I try to keep politics out of my blogs. Unfortunately, (or fortunately, depending on your world view), evaluation is a political activity. Recently there have been several posts by others that remind me that evaluation is a political activity. I try to point out how everyday activities are evaluative.
One is the growing discussion (debate?) about gun regulation. Recently, the Morning Joe show included a clip that was picked up by MoveOn.org. If you haven’t seen it, you need to. Although the evaluative criteria are not clear, the outcome is and each commentator addressing the issue with a different lens (go here to view the clip).
In addition, a colleague of mine posted on her blog another blogger’s work (we are all connected, you know) that demonstrates the difficulty evaluators have being responsive to a client, especially one with whom you do not share the value in question (see Genuine Evaluation). If you put your evaluator’s hat aside, the original post could be viewed as funny.
How many times have you smelled the milk and decided it was past prime? Or seen mold growing on the yogurt? This food blog also has many evaluative aspects (insert use by date blog). Check it out.
I’m back from Tucson where it was warm and sunny–I wore shorts! The best gift that I got serendipitously was the observation of peer learning from the participants. Now I have to compile an evaluation of the program because I want to know what the participants thought, systematically. I took a lot of notes and I know what needs to be added; what worked; what didn’t. I got a lot of spontaneous and unsolicited comments about the value of the program–so OK–I’ve got the qualitative feed back (e.g., 18 months ago I wouldn’t have thought of this; knowing I’m not alone in the questions I have helps; I can now find an answer…). Once I get the quantitative feedback, I’ll triangulate the comments, the quantitative data, and any other data I have. I am hoping to USE these findings to offer the program again. More on that later.

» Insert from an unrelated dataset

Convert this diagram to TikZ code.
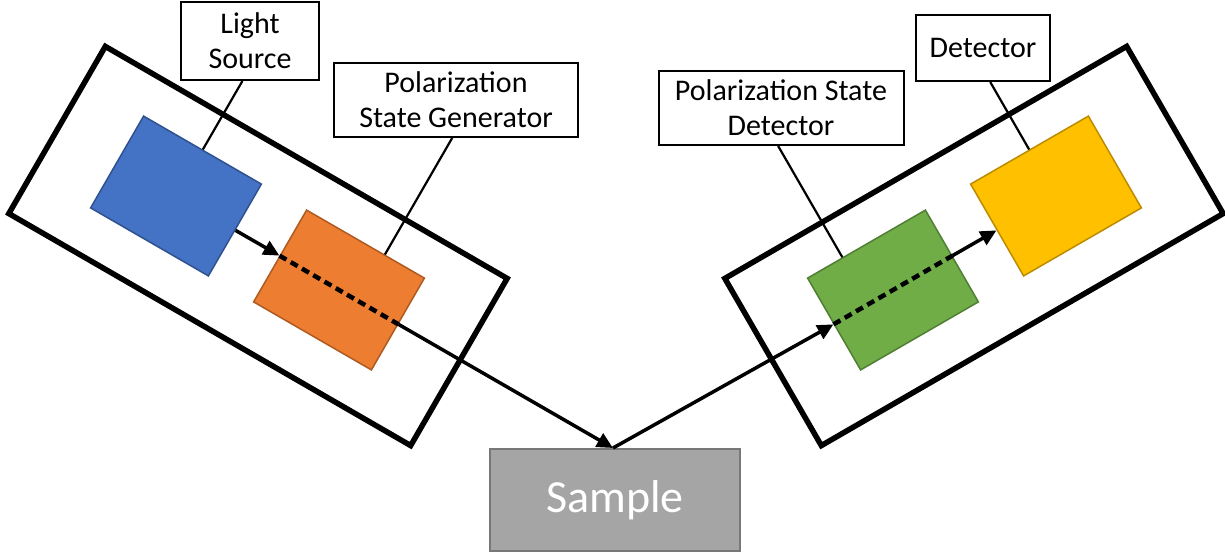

An update on my making a difference query. I’ve gotten a couple of responses and NO examples. One response was about not using page views as a measure of success; instead use average time viewing a page. A lot of responses think that this is a marketing blog. Since evaluation is such a big part of marketing, I can see how that fits. Only, this is an evaluation blog. I’m not posting the survey. It has been closed for weeks and weeks. I was hoping for examples about how it changed your thinking, practice, world view.
Also, just so you know, I was in an auto accident 24 hours after I returned from Tucson. Mersedes and I have aches and pains and NO serious injuries. We do not have a car any more. Talk about evaluating an activity–think about what you would do without a car (or if you don’t have one, what you would do with one). I had to.